Teachers in New Zealand, particularly of junior classes, are familiar with using materials when introducing new concepts in mathematics. However, a common belief was that children could move from using materials to abstraction. As many children cannot easily make that step to abstraction they need to be assisted to build images (in their minds) that they can access.
In the using materials phase a teacher may use number lines shaded in groups of 5 and transparent counters to help build visual images in the children’s mind. It is not enough that they see 6 + 3 = 9 but that they become aware that where the shaded areas change colour another group of 5 has been made. So 5 + 4 = 9 and they can show it as a pattern on their fingers.
The using imaging phase is the bridge to help make the connection between concrete and abstract cognition. As students become more proficient in solving problems using counters and number lines, the teacher may turn the lines over thus shielding the sequence from the children and encouraging them to image the materials operation. Within any lesson, particularly with older children, teachers need to try and ‘force’ the imaging by moving backwards and forwards between the material and imaging phases. If children are having trouble imaging, the teacher provides the materials again. Children need to be secure in using imaging before they enter the using number properties phase.

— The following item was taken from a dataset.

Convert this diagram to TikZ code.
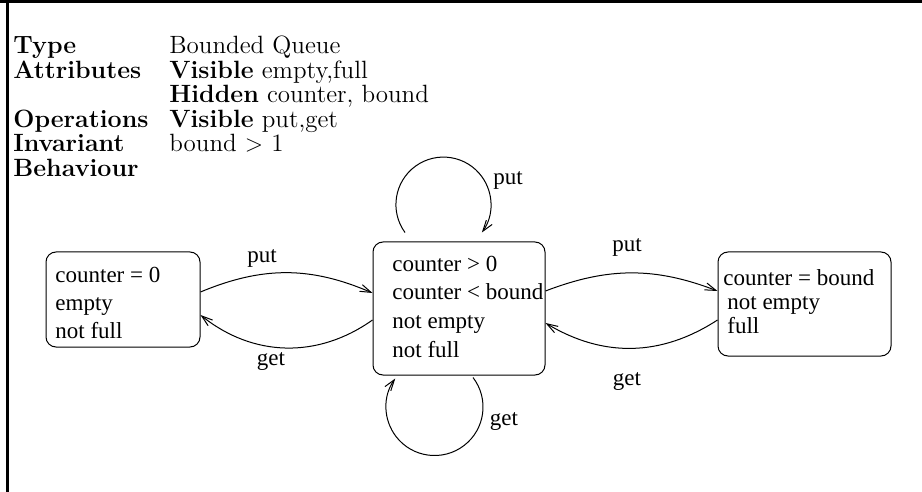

When numbers are larger than students can easily track in their minds it is expected they will connect to number properties without the use of imaging. As well as large numbers the number properties phase also looks at what students notice about the numbers they are working with. For example when asked how he would work out 65 + 6 a 6 year old student replied, very quickly, 71. When asked for his strategy he said, “I know 6 and 5 equals 11 so it must be 71." Not the expected response of add 5 then 1. As students have difficulty the teacher can decide, as before, to re-introduce the imaging phase or even the materials phase again. To move children from the use of naīve strategies to more sophisticated ones can be difficult.